Invocation: Semi Wrathful
The dancers extol Guru Rinpoche and his physical attributes:
The Lama seated on the throne is the peerless
Lotus-born teacher of Orgyen
In his hand is the vase of elixir
His head is adorned with the lotus hat.

Crescendo: Wrathful
The bird of heaven is flapping wings to take flight
It is zestfully clucking for grains
Its parched throat thirsts for cool fresh water
Perched upon the treetop, it could see the zenith of heaven
For all the heavenly blessings, it prefers to remain on the treetop.

Exit: Peaceful
The dancers take leave by receiving blessings from spiritual teachers and bowing to the guest of honour.

The costume, adornments, implements and weaponry are intricately cloaked. The costume is woven from resilient materials. Metallic adornments are infused with potent symbolism. Weaponry is crafted to inspire awe and fear.

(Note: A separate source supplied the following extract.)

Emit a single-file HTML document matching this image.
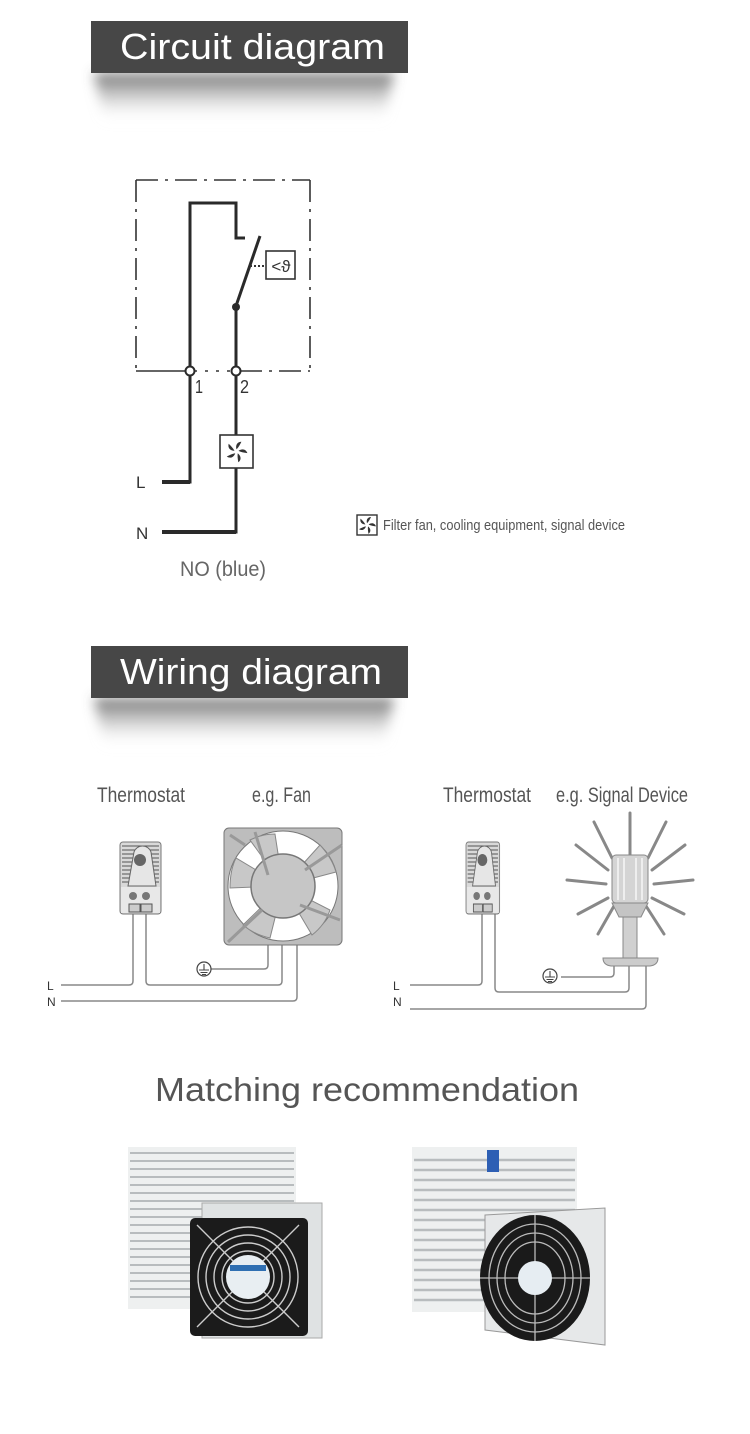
<!DOCTYPE html>
<html><head><meta charset="utf-8"><style>
html,body{margin:0;padding:0;background:#fff;}
svg{display:block;}
text{font-family:"Liberation Sans",sans-serif;}
</style></head><body>
<svg width="750" height="1434" viewBox="0 0 750 1434" xmlns="http://www.w3.org/2000/svg">
<defs>
<linearGradient id="sh" x1="0" y1="0" x2="0" y2="1">
<stop offset="0" stop-color="#555" stop-opacity="0.85"/>
<stop offset="0.5" stop-color="#999" stop-opacity="0.45"/>
<stop offset="1" stop-color="#fff" stop-opacity="0"/>
</linearGradient>
<filter id="bl" x="-20%" y="-50%" width="140%" height="200%"><feGaussianBlur stdDeviation="6"/></filter>
<g id="fanic">
<g fill="#333">
<path d="M0,-1.5 C-1,-5 1,-7 3.5,-7 C2.5,-5 1.5,-3 0,-1.5Z"/>
<path d="M0,-1.5 C-1,-5 1,-7 3.5,-7 C2.5,-5 1.5,-3 0,-1.5Z" transform="rotate(72)"/>
<path d="M0,-1.5 C-1,-5 1,-7 3.5,-7 C2.5,-5 1.5,-3 0,-1.5Z" transform="rotate(144)"/>
<path d="M0,-1.5 C-1,-5 1,-7 3.5,-7 C2.5,-5 1.5,-3 0,-1.5Z" transform="rotate(216)"/>
<path d="M0,-1.5 C-1,-5 1,-7 3.5,-7 C2.5,-5 1.5,-3 0,-1.5Z" transform="rotate(288)"/>
</g></g>
<g id="gnd"><circle r="7" fill="#fff" stroke="#444" stroke-width="1.2"/><path d="M0,-5V1M-5,1H5M-3.5,3.5H3.5M-2,5.5H2" stroke="#444" stroke-width="1.1"/></g>
<g id="thermo">
<rect x="0" y="0" width="41" height="72" rx="3" fill="#d9d9d9" stroke="#777"/>
<g stroke="#555" stroke-width="1">
<path d="M2,4H39M2,8H39M2,12H39M2,16H39M2,20H39M2,24H39M2,28H39M2,32H39M2,36H39M2,40H39"/>
</g>
<path d="M14,10 a9,9 0 0 1 17,0 L36,44 L8,44 Z" fill="#e6e6e6" stroke="#666"/>
<circle cx="20" cy="18" r="6" fill="#666"/>
<rect x="1" y="45" width="39" height="26" fill="#e8e8e8"/>
<circle cx="13" cy="54" r="4" fill="#777"/><circle cx="26" cy="54" r="4" fill="#777"/>
<rect x="9" y="62" width="11" height="8" fill="#ccc" stroke="#555"/><rect x="21" y="62" width="11" height="8" fill="#ccc" stroke="#555"/>
</g>
</defs>

<!-- Banner 1 -->
<path d="M94,73 H394 L384,122 H104 Z" fill="url(#sh)" filter="url(#bl)"/>
<rect x="91" y="21" width="317" height="52" fill="#474747"/>
<text x="120" y="59" font-size="36" fill="#fff" textLength="265" lengthAdjust="spacingAndGlyphs">Circuit diagram</text>

<!-- Circuit -->
<g stroke="#333" stroke-width="1.6" fill="none">
<path d="M136,180 H310" stroke-dasharray="22,7,3,7"/>
<path d="M136,180 V371" stroke-dasharray="22,7,3,7"/>
<path d="M310,180 V371" stroke-dasharray="22,7,3,7"/>
<path d="M136,371 H186"/>
<path d="M194,371 H232" stroke-dasharray="3,8"/>
<path d="M240,371 H310" stroke-dasharray="22,7,3,7"/>
</g>
<g stroke="#2a2a2a" stroke-width="3" fill="none">
<path d="M190,375 V482 H162"/>
<path d="M190,367 V203 H236 V238 H245"/>
<path d="M236,306 L260,236"/>
<path d="M236,306 V367"/>
<path d="M236,375 V435"/>
<path d="M236,468 V532 H162"/>
</g>
<path d="M162,482 H190 M162,532 H236" stroke="#2a2a2a" stroke-width="4"/>
<circle cx="236" cy="307" r="4" fill="#2a2a2a"/>
<circle cx="190" cy="371" r="4.5" fill="#fff" stroke="#2a2a2a" stroke-width="2"/>
<circle cx="236" cy="371" r="4.5" fill="#fff" stroke="#2a2a2a" stroke-width="2"/>
<path d="M250,266 H266" stroke="#333" stroke-width="2" stroke-dasharray="2,2"/>
<rect x="266" y="251" width="29" height="28" fill="#fff" stroke="#333" stroke-width="1.6"/>
<text x="281" y="272" font-size="17" fill="#333" text-anchor="middle">&lt;ϑ</text>
<rect x="220" y="435" width="33" height="33" fill="#fff" stroke="#333" stroke-width="1.6"/>
<use href="#fanic" transform="translate(236.5,451.5) scale(1.4)"/>
<text x="195" y="393" font-size="18" fill="#333" textLength="8" lengthAdjust="spacingAndGlyphs">1</text>
<text x="240" y="393" font-size="18" fill="#333" textLength="9" lengthAdjust="spacingAndGlyphs">2</text>
<text x="136" y="488" font-size="17" fill="#333">L</text>
<text x="136" y="539" font-size="17" fill="#333">N</text>
<text x="180" y="576" font-size="21" fill="#666" textLength="86" lengthAdjust="spacingAndGlyphs">NO (blue)</text>

<rect x="357" y="515" width="20" height="20" fill="#fff" stroke="#333" stroke-width="1.4"/>
<use href="#fanic" transform="translate(367,525) scale(1.15)"/>
<text x="383" y="530" font-size="15" fill="#555" textLength="242" lengthAdjust="spacingAndGlyphs">Filter fan, cooling equipment, signal device</text>

<!-- Banner 2 -->
<path d="M94,698 H394 L384,747 H104 Z" fill="url(#sh)" filter="url(#bl)"/>
<rect x="91" y="646" width="317" height="52" fill="#474747"/>
<text x="120" y="684" font-size="36" fill="#fff" textLength="262" lengthAdjust="spacingAndGlyphs">Wiring diagram</text>

<!-- Wiring labels -->
<g font-size="21" fill="#555">
<text x="97" y="802" textLength="88" lengthAdjust="spacingAndGlyphs">Thermostat</text>
<text x="252" y="802" textLength="59" lengthAdjust="spacingAndGlyphs">e.g. Fan</text>
<text x="443" y="802" textLength="88" lengthAdjust="spacingAndGlyphs">Thermostat</text>
<text x="556" y="802" textLength="132" lengthAdjust="spacingAndGlyphs">e.g. Signal Device</text>
</g>
<g stroke="#888" stroke-width="1.5" fill="none">
<path d="M61,985 H129 Q133,985 133,981 V914"/>
<path d="M146,914 V981 Q146,985 150,985 H278 Q282,985 282,981 V945"/>
<path d="M210,969 H264 Q268,969 268,965 V945"/>
<path d="M61,1001 H293 Q297,1001 297,997 V945"/>
<path d="M410,985 H478 Q482,985 482,981 V914"/>
<path d="M495,914 V988 Q495,992 499,992 H625 Q629,992 629,988 V965"/>
<path d="M561,977 H610 Q614,977 614,973 V965"/>
<path d="M410,1009 H642 Q646,1009 646,1005 V965"/>
</g>
<use href="#gnd" transform="translate(204,969)"/>
<use href="#gnd" transform="translate(550,976)"/>
<g font-size="12" fill="#333">
<text x="47" y="990">L</text><text x="47" y="1006">N</text>
<text x="393" y="990">L</text><text x="393" y="1006">N</text>
</g>
<use href="#thermo" transform="translate(120,842)"/>
<use href="#thermo" transform="translate(466,842) scale(0.82,1)"/>

<!-- Fan -->
<rect x="224" y="828" width="118" height="117" rx="5" fill="#bdbdbd" stroke="#777"/>
<circle cx="283" cy="886" r="55" fill="#fff" stroke="#777"/>
<g fill="#c8c8c8" stroke="#888">
<path d="M283,886 L250,840 Q262,834 275,834 Z"/>
<path d="M283,886 L320,845 Q332,858 336,872 Z"/>
<path d="M283,886 L330,910 Q325,925 312,935 Z"/>
<path d="M283,886 L270,938 Q255,935 243,925 Z"/>
<path d="M283,886 L230,888 Q230,870 236,858 Z"/>
</g>
<circle cx="283" cy="886" r="32" fill="#c6c6c6" stroke="#777" stroke-width="1.5"/>
<path d="M255,832 L268,875 M342,845 L305,870 M340,920 L300,905 M228,942 L262,910 M230,835 L245,845" stroke="#999" stroke-width="3"/>

<!-- Signal lamp -->
<g stroke="#888" stroke-width="3" stroke-linecap="round">
<path d="M630,855 V813"/>
<path d="M612,858 L594,822"/><path d="M648,858 L666,822"/>
<path d="M608,870 L576,845"/><path d="M652,870 L685,845"/>
<path d="M606,884 L567,880"/><path d="M654,884 L693,880"/>
<path d="M608,898 L578,914"/><path d="M652,898 L684,914"/>
<path d="M614,906 L598,934"/><path d="M646,906 L664,934"/>
</g>
<rect x="612" y="855" width="36" height="48" rx="4" fill="#d4d4d4" stroke="#888"/>
<path d="M618,858V900M624,858V900M636,858V900M642,858V900" stroke="#eee" stroke-width="2"/>
<path d="M612,903 H648 L641,917 H619 Z" fill="#c4c4c4" stroke="#888"/>
<rect x="623" y="917" width="14" height="41" fill="#d0d0d0" stroke="#888"/>
<path d="M603,958 H658 Q658,965 650,966 H611 Q603,965 603,958Z" fill="#ccc" stroke="#888"/>

<!-- Matching -->
<text x="155" y="1101" font-size="33" fill="#555" textLength="424" lengthAdjust="spacingAndGlyphs">Matching recommendation</text>

<!-- Left product -->
<rect x="128" y="1147" width="168" height="162" fill="#eef0f0"/>
<g stroke="#b8bcbe" stroke-width="2">
<path d="M130,1153H294M130,1161H294M130,1169H294M130,1177H294M130,1185H294M130,1193H294M130,1201H294M130,1209H294M130,1217H294M130,1225H294M130,1233H294M130,1241H294M130,1249H294M130,1257H294M130,1265H294M130,1273H294M130,1281H294M130,1289H294M130,1297H294"/>
</g>
<rect x="202" y="1203" width="120" height="135" fill="#dfe2e3" stroke="#aaa"/>
<rect x="190" y="1218" width="118" height="118" rx="5" fill="#1b1b1b"/>
<g fill="none" stroke="#ccc" stroke-width="1.4">
<circle cx="248" cy="1277" r="50"/><circle cx="248" cy="1277" r="42"/><circle cx="248" cy="1277" r="34"/><circle cx="248" cy="1277" r="26"/>
<path d="M197,1225 L299,1327 M299,1225 L197,1327"/>
</g>
<circle cx="248" cy="1277" r="22" fill="#e8eef2"/>
<path d="M230,1268 H266" stroke="#2f6fb2" stroke-width="6"/>

<!-- Right product -->
<rect x="412" y="1147" width="165" height="165" fill="#eef0f0"/>
<g stroke="#b8bcbe" stroke-width="2.5">
<path d="M414,1160H575M414,1170H575M414,1180H575M414,1190H575M414,1200H575M414,1210H575M414,1220H575M414,1230H575M414,1240H575M414,1250H575M414,1260H575M414,1270H575M414,1280H575M414,1290H575M414,1300H575"/>
</g>
<rect x="487" y="1150" width="12" height="22" fill="#2d5fb4"/>
<path d="M485,1215 L605,1208 V1345 L485,1330 Z" fill="#e6e8e9" stroke="#999"/>
<ellipse cx="535" cy="1278" rx="55" ry="63" fill="#1a1a1a"/>
<g fill="none" stroke="#bbb" stroke-width="1.3">
<ellipse cx="535" cy="1278" rx="46" ry="54"/><ellipse cx="535" cy="1278" rx="38" ry="45"/><ellipse cx="535" cy="1278" rx="30" ry="36"/>
<path d="M535,1215V1341M480,1278H590"/>
</g>
<circle cx="535" cy="1278" r="17" fill="#e6edf2"/>
</svg>
</body></html>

1. Thick raw silk and brocade gho (national dress) to deflect sword strikes.

2. Dar Nay Nga or five multi-coloured silk scarves crisscrossing the upper body to psycho-spiritually empower the performers. The softness and sensitivity of the scarves symbolize compassion and defiance.

3. Khabshub: a pouch hung by the waist to store sewing needle and thread

4. Phorshub: a pouch hung by the waist to keep flint and matches

5. Ngueshub: a wallet

6. Rig-nga: a gilded silver helmet, symbolizing the 5 Primordial (Dayani) wisdom Buddhas.

7. A sword tucked across the waist hints at a warrior faced with a mortal challenge. When the sword is worn suspended from the waist, the weapon becomes a heroic decoration.

8. A damaru (hand-held double-sided drum) in the right hand is played to invoke blessings of the female wisdom.

9. A long white skirt worn outside the gho, the national dress of Bhutan, symbolizes the ritual garb of spell-binders (Ngagpa).